## WHAT THE TASK ASKS
Show all lines from the listing below that contain "React".

___

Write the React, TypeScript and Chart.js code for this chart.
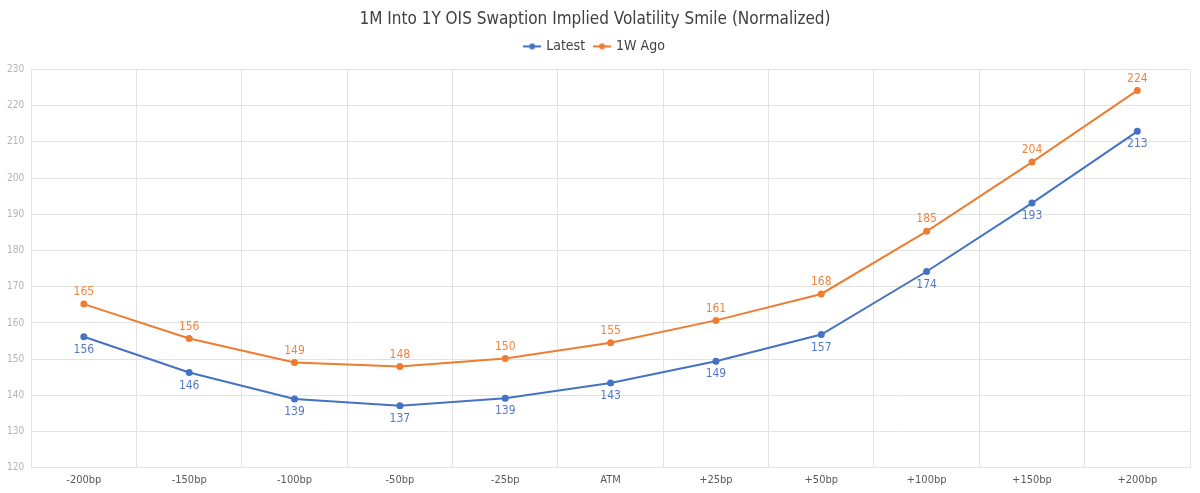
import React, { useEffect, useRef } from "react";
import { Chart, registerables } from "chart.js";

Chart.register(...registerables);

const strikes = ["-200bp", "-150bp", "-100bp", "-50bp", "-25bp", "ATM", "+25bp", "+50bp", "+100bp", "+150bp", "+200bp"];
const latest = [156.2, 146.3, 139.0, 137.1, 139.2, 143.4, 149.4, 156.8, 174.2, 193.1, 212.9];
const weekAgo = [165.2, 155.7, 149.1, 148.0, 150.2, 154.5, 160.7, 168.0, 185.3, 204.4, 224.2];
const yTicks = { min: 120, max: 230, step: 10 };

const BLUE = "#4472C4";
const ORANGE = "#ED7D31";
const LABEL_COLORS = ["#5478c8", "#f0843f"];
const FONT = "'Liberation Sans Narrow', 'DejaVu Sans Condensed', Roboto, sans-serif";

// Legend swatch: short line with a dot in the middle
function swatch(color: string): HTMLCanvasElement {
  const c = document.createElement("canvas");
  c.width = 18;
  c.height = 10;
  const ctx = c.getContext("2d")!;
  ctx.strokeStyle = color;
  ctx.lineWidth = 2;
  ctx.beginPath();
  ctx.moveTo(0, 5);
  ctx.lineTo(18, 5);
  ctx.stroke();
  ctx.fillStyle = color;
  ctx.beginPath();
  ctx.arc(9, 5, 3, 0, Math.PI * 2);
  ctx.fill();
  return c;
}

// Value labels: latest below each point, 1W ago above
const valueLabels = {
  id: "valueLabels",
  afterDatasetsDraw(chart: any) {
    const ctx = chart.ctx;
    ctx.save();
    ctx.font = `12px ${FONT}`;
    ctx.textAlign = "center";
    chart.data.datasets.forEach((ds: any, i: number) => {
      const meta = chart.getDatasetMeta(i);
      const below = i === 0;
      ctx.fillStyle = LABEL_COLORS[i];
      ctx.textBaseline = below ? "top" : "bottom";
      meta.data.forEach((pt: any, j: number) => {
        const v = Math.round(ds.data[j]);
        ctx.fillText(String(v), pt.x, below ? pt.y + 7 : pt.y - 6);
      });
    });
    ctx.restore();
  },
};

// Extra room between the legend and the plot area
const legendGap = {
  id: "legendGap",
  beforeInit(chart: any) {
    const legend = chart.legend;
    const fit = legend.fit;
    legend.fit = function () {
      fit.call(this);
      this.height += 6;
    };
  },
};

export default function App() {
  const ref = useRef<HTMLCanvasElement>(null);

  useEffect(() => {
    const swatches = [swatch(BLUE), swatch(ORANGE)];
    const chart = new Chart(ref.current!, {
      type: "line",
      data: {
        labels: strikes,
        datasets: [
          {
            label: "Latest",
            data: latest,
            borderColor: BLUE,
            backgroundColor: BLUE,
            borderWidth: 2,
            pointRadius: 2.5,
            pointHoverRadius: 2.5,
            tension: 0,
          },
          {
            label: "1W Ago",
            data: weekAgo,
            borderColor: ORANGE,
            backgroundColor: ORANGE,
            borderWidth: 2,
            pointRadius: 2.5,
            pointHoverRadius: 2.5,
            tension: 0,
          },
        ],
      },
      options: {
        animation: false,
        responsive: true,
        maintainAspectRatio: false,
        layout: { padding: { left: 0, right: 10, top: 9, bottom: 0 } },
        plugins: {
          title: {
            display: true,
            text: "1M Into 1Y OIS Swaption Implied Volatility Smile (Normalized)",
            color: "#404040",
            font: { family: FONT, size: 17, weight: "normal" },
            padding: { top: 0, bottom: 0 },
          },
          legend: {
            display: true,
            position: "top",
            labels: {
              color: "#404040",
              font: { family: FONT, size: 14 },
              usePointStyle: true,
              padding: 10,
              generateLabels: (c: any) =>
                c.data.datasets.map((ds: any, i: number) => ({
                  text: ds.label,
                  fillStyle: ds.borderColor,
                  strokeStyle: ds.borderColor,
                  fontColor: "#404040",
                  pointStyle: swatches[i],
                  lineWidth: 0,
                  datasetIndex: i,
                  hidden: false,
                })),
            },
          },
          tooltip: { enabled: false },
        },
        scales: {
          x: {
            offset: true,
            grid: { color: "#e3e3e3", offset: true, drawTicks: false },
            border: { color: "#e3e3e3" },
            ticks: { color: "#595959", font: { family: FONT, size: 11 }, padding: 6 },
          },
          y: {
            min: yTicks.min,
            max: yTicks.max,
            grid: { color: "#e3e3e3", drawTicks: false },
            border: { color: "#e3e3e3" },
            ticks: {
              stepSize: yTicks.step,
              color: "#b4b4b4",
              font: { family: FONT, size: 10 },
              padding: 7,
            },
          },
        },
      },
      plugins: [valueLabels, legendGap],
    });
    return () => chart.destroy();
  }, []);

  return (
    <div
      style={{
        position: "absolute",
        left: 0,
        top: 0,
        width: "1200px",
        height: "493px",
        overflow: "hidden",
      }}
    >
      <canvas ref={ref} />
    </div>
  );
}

___

## REPLY TO THE TASK
Write the React, TypeScript and Chart.js code for this chart.
import React, { useEffect, useRef } from "react";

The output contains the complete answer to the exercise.